L’opacité et la lenteur des décisions, les silos de communication sont des critiques souvent mis en avant qui entravent la construction de l’autonomie. Dans ces conditions, les établissements ne peuvent plus conserver des chaînes de décisions trop longues, engendrant des délais trop importants, et le danger de l’éloignement du terrain. Il convient de privilégier les décisions et les actions rapides, agiles et proches des préoccupations des personnels et des usagers. Cette agilité est un indicateur de la capacité d’écoute de l’environnement de l’établissement. Le management doit donc pratiquer un décisionnel collaboratif et ne pas hésiter à présenter ses erreurs comme des enseignements ? À ce propos Nelson Mandela disait : « Je ne perds jamais, je gagne ou j’apprends ».

L’humain étant au cœur des stratégies d’autonomisation, c’est pourquoi il est important de pratiquer un management bienveillant qui consiste à accompagner les personnes par une attitude positive basée sur l’écoute et le respect. L’enjeu est de leur permettre de se sentir bien, que ce soit au niveau de leur réussite, mais aussi de leur santé. Ce type de management sous-tend un très haut niveau de confiance mutuelle : la confiance du responsable dans sa capacité à transmettre la vision de l’avenir et à se rendre disponible pour accompagner les personnels ; la confiance des personnels en leur propre capacité à faire face aux difficultés de manière autonome en construisant des compétences pointues.

Des responsables « adaptatifs » capables de donner du sens au travail

Ce mode d’organisation implique de redéfinir la place et le rôle des responsables. La motivation d’un responsable doit être fondée sur un désir d’action et non de reconnaissance sociale. En fait, la fonction première d’un responsable est de donner un sens à l’activité et une direction au travail, à guider les personnes, à les aider à développer leurs compétences et à les mettre dans les meilleures conditions possibles afin qu’elles puissent fournir un travail de qualité.

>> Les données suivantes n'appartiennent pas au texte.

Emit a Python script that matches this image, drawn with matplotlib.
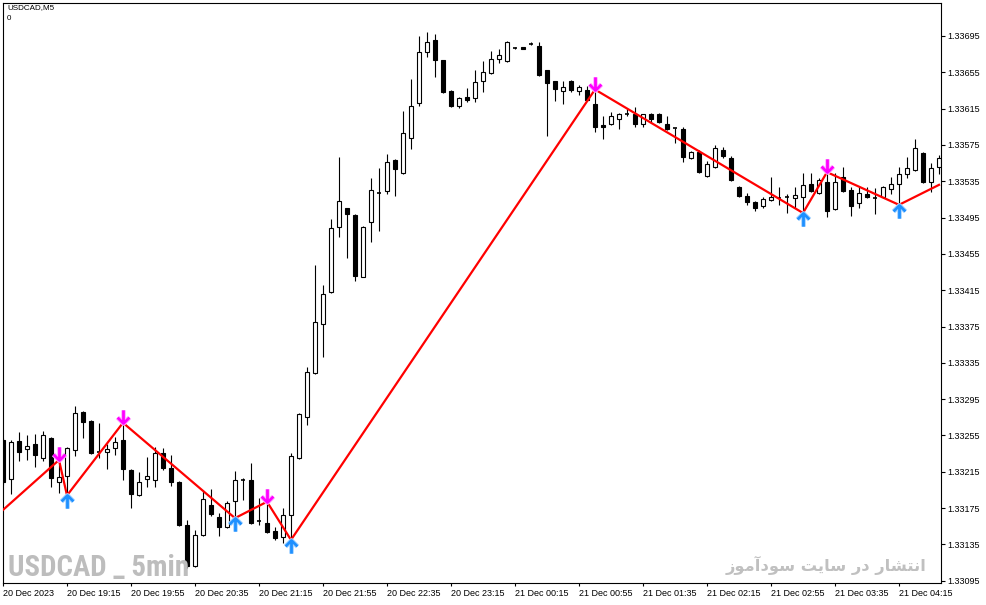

Le responsable va ainsi s’assurer que les personnes comprennent « pourquoi » elles travaillent, et leur laisser toute latitude pour déterminer « comment » s’organiser. Le « comment » pourra différer d’un service à l’autre, d’une équipe à l’autre ; chacun et chacune s’organisant en fonction de ses besoins, de ses contraintes et des compétences disponibles. Il y aura donc un seul « pourquoi » et plusieurs « comment ».

Le rôle du responsable est en réalité une somme de rôles parmi lesquels la prise de décision est une des composantes essentielles. Le management oblige à prendre des décisions particulièrement complexes et parfois contraignantes. Tôt ou tard, le responsable devra aussi intervenir dans un conflit entre une ou plusieurs personnes. Mieux vaut-y être préparé ! À ce stade les compétences en matière de communication sont essentielles. Dans ce cas le relationnel et l’explication des raisons de la décision sont des passages importants pour éviter les frustrations.

Lorsqu’un responsable prend la tête d’un établissement, d’une équipe, chacun de ses gestes, chacune de ses prises de paroles sont analysés. Avoir une éthique professionnelle irréprochable ainsi que la capacité à donner l’exemple sont deux « soft skills [4]» primordiales. Il doit s’appuyer obligatoirement sur des habiletés d’analyse des informations afin de les recouper, de les contextualiser et de leur donner du sens. Ce qui ne doit pas l’empêcher par l’esprit critique de remettre en cause les certitudes. Sans oublier la nécessaire aptitude à interagir avec ses collègues, les personnels et les partenaires. Enfin, il ne peut avancer sans des connaissances en lien avec la fonction managériale – finances, RH, immobilier, logistique, numérique…, et dans le domaine scientifique, dans le domaine des programmes de formation, de la didactique et de la pédagogie[5], dans l’enseignement supérieur : ce sont des conditions nécessaires pour assoir sa légitimité, gagner le respect des personnels et donner de la crédibilité à ses décisions pour développer des stratégies pertinentes.

Article rédigé par Pierre Stoecklin, ancien directeur général des services de l’INSA Toulouse.


[1] Il existe un nombre important de définitions du management. En français le terme « manager » est ancien et a été oublié, il signifiait gérer, administrer, diriger. Il a repris du sens en franchissant la Manche et l’Atlantique. Aujourd’hui les chercheurs s’accordent pour le définir comme la faculté de piloter, organiser, animer, diriger et contrôler pour atteindre des objectifs.

[2] Gary Hamel a été professeur invité à Harvard et à Londres ; il a fondé et présidé un cabinet international de conseil en management.

[3] Responsables : dans cet article sont visés sous ce vocable les cadres dirigeants responsables de la performance de l’établissement (directeur, DGS…) et les cadres fonctionnels qui supervisent un secteur de l’établissement (directeurs de services…).

[4] Par opposition aux « hard skills », compétences techniques, les « soft skills » sont les qualités humaines :
-Traits de personnalité internes : confiance en soi, recul, stabilité émotionnelle, créativité, capacité d’écoute…
-Traits de personnalité externes (autrement dit les relations interpersonnelles) : facilité à communiquer, capacité à travailler en équipe, capacité à dialoguer, sens de l’efficacité, adaptation…

[5] La pédagogie est la manière d’enseigner en salle de cours, elle est centrée sur l’apprenant ; la didactique est centrée sur les savoirs.